The letter arrives on schedule, followed by several more. Gerry, who died at
35, must have started planning all this when he was four! The letters all bring
back memories for Holly - flashbacks for us - of their time together. They also
instruct Holly to do things like go out and sing karaoke, get rid of Gerry's
stuff and take Denise and Sharon (Ciara disappears from the movie at this
point, except to sing the title song on the soundtrack near the end - and
that's McKay, not the other Ciara) to Ireland on vacation. If he could afford
that they should have been able to afford a bigger apartment.
In Ireland
Holly reconciles with Gerry's parents, who have always resented her for
stealing their son, and meets a burly but attractive Irishman named William
(Jeffrey Dean Morgan), who is singing a song Gerry sang. (The soundtrack is a
mix of soft rock and drunken Irish ballads.)

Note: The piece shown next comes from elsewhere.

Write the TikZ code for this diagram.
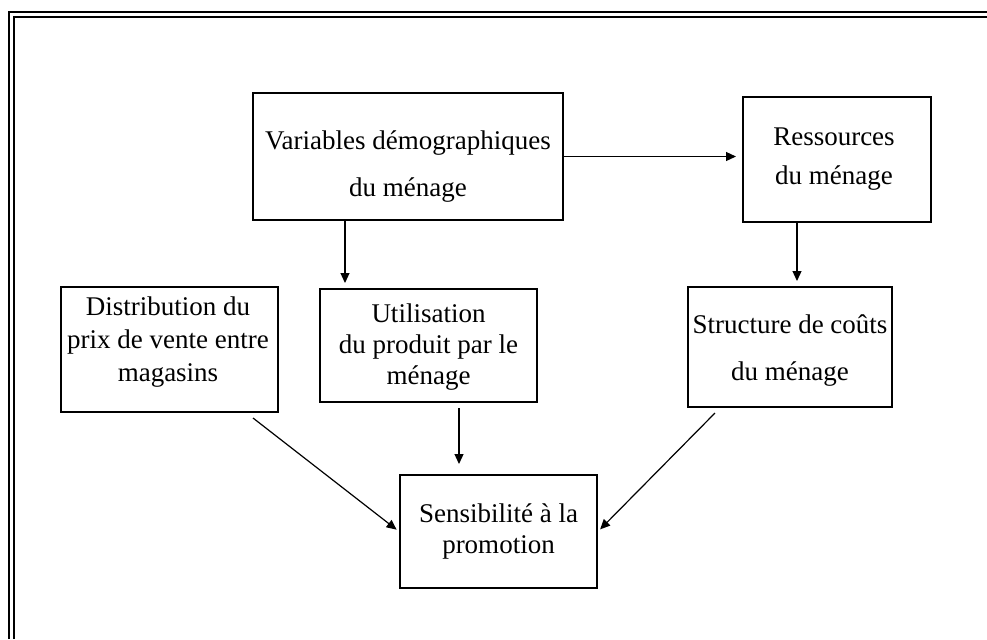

Back in the States Daniel continues "flirting in good faith" while we wait for
Gerry to give Holly the go-ahead. And why don't her girlfriends, who are always
pushing her on strangers, encourage a relationship with Daniel? It stretches on
and on (this is not a story that should take over two hours to tell), with
Gerry appearing to Holly in fantasies when he's not with her in flashbacks or
reading letters to her in voiceover.
In the early stages of her grief, when she doesn't leave her apartment, Holly
watches a lot of old Warner Bros. movies. (Expect them to be packaged in a DVD
box set, "Holly's Hollywood Favorites," if this movie's a hit.) At one point
she asks, "Why can't I be Bette Davis?"
Well, Hilary, for most of her career Bette Davis had a studio choosing the
pictures she would make. They didn't always choose wisely, but they did better
than you've done on your own. Aside from your two Oscar roles (and Bette never
played a transsexual or a boxer) most of your films have been pretty mediocre.
As for Butler,
he's a decent actor but not someone I'd miss if he never made another movie.
Bates isn't at her best here but Connick, Kudrow and Gershon make their moments
onscreen more pleasant than the rest of the picture.
Some movies are painfully romantic. "P.S. I Love You" is romantically painful.